● RECORDS SHOWN
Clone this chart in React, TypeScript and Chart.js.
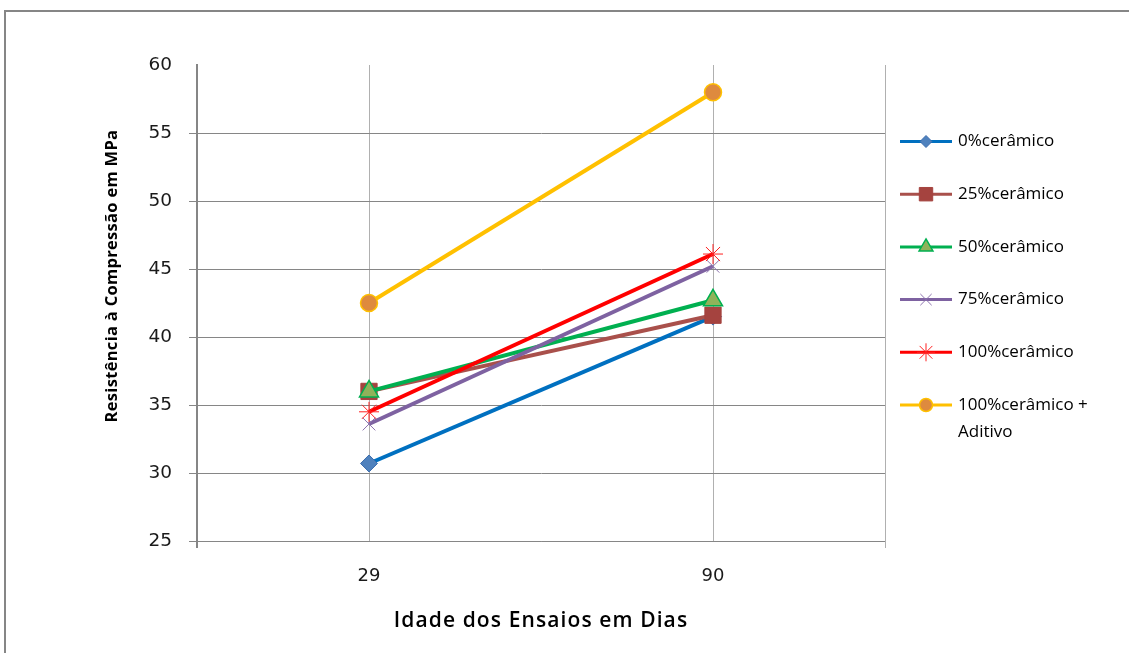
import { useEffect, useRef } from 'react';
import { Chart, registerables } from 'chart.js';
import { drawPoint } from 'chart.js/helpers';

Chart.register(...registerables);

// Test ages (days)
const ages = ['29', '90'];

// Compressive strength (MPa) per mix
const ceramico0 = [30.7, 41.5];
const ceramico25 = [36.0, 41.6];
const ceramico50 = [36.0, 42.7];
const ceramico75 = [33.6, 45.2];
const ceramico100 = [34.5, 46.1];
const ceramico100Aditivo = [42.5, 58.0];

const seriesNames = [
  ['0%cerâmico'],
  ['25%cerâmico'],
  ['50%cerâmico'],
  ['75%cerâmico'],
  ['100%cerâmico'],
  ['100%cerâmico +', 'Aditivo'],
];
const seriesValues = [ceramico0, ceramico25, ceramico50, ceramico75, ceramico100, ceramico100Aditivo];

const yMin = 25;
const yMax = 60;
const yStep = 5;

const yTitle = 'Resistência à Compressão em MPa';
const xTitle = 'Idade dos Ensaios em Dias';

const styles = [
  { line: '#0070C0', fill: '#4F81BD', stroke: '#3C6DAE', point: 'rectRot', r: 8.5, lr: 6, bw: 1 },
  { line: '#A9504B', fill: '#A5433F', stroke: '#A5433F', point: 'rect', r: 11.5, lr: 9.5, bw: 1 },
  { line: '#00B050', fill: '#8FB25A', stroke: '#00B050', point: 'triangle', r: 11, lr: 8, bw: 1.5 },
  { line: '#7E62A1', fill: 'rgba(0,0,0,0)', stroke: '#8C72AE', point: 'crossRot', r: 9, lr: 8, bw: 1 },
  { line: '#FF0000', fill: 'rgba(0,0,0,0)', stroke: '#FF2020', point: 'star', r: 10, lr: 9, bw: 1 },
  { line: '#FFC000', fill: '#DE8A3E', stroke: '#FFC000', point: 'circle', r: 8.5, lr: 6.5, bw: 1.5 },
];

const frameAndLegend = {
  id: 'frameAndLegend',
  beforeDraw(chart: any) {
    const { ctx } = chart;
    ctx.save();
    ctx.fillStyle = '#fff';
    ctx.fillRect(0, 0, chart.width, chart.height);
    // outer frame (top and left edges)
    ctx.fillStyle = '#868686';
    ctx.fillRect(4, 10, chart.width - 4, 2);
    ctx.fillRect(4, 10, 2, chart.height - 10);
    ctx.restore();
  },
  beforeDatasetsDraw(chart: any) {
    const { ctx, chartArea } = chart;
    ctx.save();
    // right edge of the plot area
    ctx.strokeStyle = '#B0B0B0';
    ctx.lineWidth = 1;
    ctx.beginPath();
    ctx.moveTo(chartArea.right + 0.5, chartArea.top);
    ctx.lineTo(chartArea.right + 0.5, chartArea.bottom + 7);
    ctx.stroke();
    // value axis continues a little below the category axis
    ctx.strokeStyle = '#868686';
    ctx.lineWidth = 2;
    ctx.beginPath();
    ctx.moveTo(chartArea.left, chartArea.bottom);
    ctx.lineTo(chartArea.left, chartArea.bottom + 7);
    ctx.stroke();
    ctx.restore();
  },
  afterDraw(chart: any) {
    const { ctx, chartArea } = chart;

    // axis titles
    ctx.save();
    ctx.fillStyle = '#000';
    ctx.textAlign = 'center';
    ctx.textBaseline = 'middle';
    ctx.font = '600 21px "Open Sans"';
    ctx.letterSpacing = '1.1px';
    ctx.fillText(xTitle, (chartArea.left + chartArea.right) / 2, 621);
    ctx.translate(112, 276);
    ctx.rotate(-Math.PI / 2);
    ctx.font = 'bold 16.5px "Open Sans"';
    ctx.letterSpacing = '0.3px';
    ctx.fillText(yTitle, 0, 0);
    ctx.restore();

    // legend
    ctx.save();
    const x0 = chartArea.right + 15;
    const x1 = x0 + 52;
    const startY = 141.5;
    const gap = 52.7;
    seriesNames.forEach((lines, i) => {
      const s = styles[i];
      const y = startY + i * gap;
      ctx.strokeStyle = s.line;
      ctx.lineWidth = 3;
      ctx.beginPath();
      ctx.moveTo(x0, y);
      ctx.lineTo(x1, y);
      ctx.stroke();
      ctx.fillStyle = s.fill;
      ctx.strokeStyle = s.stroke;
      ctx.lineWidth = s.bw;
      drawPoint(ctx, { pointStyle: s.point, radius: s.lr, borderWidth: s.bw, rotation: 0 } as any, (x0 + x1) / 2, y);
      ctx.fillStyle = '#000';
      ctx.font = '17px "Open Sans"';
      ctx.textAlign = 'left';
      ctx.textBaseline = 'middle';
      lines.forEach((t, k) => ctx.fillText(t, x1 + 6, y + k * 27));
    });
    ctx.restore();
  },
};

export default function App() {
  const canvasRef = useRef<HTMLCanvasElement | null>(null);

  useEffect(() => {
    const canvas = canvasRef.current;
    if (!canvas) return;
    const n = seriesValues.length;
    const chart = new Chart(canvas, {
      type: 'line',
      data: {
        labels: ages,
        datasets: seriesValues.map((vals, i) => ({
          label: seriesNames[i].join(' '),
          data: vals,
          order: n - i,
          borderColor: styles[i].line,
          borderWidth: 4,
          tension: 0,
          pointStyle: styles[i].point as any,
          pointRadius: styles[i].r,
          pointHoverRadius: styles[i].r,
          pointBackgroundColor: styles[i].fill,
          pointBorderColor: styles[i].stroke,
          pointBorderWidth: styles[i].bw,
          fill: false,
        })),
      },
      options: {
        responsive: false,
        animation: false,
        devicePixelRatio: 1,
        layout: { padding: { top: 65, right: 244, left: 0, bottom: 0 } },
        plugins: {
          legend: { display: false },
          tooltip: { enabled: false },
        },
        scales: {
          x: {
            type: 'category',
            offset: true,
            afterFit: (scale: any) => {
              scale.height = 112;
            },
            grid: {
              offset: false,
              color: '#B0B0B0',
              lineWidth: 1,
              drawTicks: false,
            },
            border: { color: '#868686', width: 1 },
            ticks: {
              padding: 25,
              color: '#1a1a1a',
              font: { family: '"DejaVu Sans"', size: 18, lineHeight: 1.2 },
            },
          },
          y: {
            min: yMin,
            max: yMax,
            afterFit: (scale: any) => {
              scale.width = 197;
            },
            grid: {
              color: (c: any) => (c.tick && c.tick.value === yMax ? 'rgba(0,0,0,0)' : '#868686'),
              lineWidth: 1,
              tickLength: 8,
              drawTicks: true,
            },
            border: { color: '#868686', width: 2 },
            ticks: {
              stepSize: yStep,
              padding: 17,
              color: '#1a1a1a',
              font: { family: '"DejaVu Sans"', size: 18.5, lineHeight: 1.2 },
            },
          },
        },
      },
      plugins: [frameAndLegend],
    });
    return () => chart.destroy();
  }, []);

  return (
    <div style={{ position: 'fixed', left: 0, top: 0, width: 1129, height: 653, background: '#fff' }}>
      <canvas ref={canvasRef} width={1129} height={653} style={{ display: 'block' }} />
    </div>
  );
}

* * *

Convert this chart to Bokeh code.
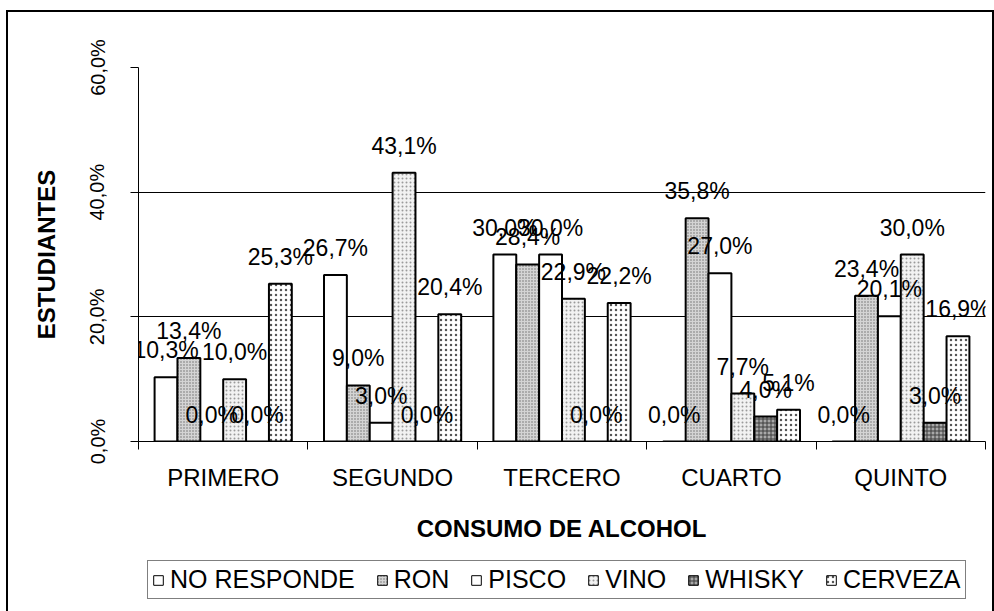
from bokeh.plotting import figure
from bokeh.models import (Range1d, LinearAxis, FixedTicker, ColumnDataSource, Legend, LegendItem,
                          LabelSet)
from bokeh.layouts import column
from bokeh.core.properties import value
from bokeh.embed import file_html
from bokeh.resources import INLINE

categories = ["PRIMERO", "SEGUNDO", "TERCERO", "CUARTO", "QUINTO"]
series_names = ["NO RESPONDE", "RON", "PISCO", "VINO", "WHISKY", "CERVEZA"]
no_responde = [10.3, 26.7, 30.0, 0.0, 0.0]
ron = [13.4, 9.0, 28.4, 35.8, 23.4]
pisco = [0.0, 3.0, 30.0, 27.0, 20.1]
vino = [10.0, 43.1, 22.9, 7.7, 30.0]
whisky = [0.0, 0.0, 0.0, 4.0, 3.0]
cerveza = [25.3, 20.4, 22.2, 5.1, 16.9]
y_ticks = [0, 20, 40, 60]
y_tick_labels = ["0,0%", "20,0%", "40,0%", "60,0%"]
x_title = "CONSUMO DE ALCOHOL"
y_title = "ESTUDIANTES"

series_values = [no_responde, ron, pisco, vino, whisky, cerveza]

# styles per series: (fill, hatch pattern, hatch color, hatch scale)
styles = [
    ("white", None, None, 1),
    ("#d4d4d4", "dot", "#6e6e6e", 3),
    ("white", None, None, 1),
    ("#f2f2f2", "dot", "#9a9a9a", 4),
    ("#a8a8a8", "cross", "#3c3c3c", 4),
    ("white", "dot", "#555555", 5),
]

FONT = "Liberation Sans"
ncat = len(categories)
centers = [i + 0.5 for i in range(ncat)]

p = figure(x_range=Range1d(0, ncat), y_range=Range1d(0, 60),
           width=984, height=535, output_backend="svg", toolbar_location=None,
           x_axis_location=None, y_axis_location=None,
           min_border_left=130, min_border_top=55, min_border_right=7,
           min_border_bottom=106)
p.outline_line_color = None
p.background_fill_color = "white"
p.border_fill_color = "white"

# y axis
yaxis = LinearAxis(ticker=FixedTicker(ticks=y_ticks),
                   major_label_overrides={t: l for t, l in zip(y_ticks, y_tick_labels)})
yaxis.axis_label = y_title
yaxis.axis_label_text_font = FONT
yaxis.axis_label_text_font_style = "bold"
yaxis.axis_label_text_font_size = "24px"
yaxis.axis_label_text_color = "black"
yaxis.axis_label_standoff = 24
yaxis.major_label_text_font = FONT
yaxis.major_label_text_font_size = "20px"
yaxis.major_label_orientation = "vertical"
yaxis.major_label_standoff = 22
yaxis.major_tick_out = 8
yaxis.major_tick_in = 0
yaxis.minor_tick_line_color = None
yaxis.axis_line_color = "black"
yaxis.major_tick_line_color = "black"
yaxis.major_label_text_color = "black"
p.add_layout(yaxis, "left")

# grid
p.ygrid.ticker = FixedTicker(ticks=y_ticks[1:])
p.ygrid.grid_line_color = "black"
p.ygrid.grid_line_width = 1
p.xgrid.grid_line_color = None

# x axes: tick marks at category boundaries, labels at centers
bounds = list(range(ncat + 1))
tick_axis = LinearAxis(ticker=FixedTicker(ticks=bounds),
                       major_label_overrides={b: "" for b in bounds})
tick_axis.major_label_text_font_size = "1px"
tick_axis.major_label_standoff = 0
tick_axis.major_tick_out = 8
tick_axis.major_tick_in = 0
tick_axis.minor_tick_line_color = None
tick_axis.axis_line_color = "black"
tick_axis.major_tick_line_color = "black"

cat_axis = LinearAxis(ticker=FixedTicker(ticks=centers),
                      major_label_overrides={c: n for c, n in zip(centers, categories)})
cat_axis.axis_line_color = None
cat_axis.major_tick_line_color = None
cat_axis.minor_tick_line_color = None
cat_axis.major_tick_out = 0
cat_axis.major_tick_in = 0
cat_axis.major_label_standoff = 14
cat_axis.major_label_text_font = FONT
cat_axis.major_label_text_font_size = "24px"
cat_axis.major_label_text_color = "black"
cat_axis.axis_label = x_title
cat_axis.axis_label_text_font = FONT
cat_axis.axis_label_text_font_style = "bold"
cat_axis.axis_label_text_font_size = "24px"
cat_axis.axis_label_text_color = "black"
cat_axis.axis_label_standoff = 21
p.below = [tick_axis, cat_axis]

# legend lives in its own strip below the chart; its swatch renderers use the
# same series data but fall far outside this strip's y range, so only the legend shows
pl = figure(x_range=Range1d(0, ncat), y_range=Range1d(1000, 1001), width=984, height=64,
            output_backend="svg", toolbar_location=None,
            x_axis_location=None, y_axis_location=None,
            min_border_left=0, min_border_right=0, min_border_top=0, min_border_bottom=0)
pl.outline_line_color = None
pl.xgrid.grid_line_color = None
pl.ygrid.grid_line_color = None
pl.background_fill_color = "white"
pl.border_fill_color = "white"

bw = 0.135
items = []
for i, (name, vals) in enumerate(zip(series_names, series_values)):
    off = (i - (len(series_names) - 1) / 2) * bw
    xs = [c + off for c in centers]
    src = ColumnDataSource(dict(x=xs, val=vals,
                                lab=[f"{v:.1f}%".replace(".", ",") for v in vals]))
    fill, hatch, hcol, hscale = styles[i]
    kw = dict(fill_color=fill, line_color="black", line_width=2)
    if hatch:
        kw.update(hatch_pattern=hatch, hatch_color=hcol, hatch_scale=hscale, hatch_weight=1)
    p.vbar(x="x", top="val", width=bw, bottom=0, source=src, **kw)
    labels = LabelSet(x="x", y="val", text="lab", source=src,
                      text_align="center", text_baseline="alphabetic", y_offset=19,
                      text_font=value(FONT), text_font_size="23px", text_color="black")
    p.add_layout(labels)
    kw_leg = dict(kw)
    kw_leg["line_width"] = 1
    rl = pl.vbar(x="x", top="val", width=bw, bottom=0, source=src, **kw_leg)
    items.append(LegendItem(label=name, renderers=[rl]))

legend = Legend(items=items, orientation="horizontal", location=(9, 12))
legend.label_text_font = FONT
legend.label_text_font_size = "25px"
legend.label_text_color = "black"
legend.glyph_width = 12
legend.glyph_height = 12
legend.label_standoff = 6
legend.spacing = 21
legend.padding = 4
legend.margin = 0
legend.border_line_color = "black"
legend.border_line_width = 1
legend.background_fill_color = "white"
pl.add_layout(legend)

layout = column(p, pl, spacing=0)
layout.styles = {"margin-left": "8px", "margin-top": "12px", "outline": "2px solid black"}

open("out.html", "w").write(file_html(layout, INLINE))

● TASK DETAILS
Restate word for word the lines that begin at the one with "Clone this chart" and end at the one with "const ceramico100Aditivo = [42.5, 58.0];", including both, and leave every picture aside.

● ANSWER
Clone this chart in React, TypeScript and Chart.js.
import { useEffect, useRef } from 'react';
import { Chart, registerables } from 'chart.js';
import { drawPoint } from 'chart.js/helpers';

Chart.register(...registerables);

// Test ages (days)
const ages = ['29', '90'];

// Compressive strength (MPa) per mix
const ceramico0 = [30.7, 41.5];
const ceramico25 = [36.0, 41.6];
const ceramico50 = [36.0, 42.7];
const ceramico75 = [33.6, 45.2];
const ceramico100 = [34.5, 46.1];
const ceramico100Aditivo = [42.5, 58.0];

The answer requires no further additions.